Years of research by the Ministry of Agriculture and Fisheries (now Ministry for Primary Industries), and other organisations such as the National Institute for Atmospheric Research (NIWA), had been devoted to the fish after they were brought to New Zealand in 1966, due to their ability to control aquatic plants. The Jamiesons' company now leases the carp out to companies and organisations around the country, including Biosecurity New Zealand, which was its biggest customer, he said.
The conservation board's submission to Doc in June shows concerns about the possibility of the fish breeding and spreading to other waterways.
Documents provided to the Otago Daily Times by New Zealand Waterways Restoration operations manager Blair Jamieson show he sent a response to the board with relevant answers, including that the fish had never bred naturally in New Zealand and would not do so in the irrigation canals, as the water would be too cold.
The board replied to Mr Jamieson's response, saying it ''contained a considerable amount of additional information, which we have found useful and supplies most of the detail we thought was lacking in the original application''. One of the concerns, around water temperature at the release site, was not addressed but ''if we are to believe the references cited, then it would appear not to be a problem''.
''We would like to state on the record that the temperature will not be an issue for the grass carp in regards to their function and purpose,'' Mr Jamieson said in an additional response which was not noted on the board's correspondence register but was sent on July 5.
The board raised issues of fungus and people removing and transferring the fish to other waterways at its September meeting, and again at its meeting last week. At the later meeting, the board resolved to write to the New Zealand Conservation Authority, Doc's advisory body, expressing concern at the process of granting release consent.
Speaking to the ODT this week board chairman Gordon Bailey said it appeared the authority had not taken into account the board's views when it made the decision to permit the release of the fish, which was why the board was concerned.

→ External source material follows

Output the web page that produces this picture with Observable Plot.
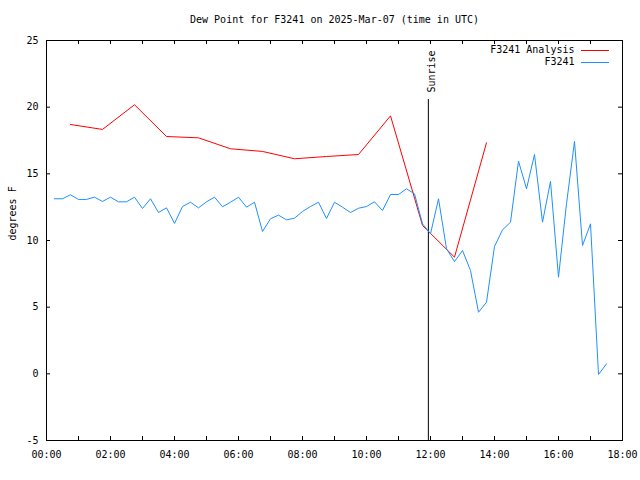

''And if they did, it was not relayed to the board.''
He said the board meetings were ''generally open to the public and board members are entitled to discuss [their opinions]''.
The fish were released last week and once the population was established, it was expected to reduce weed volumes by about two-thirds, Ms Wells said.
''This year we will have an opportunity to assess both potential solutions [fish and screens] to managing weed and will reassess at the end of the season to see which technology presents the greatest efficacy,'' she said.
She said of the options available - manual labour, chemicals, dredging and mechanical - the company felt the use of fish was ''the most environmentally elegant''.
The Jamiesons said that was a commonly felt sentiment, including by the Ministry of Primary Industries and the National Institute of Atmospheric Research.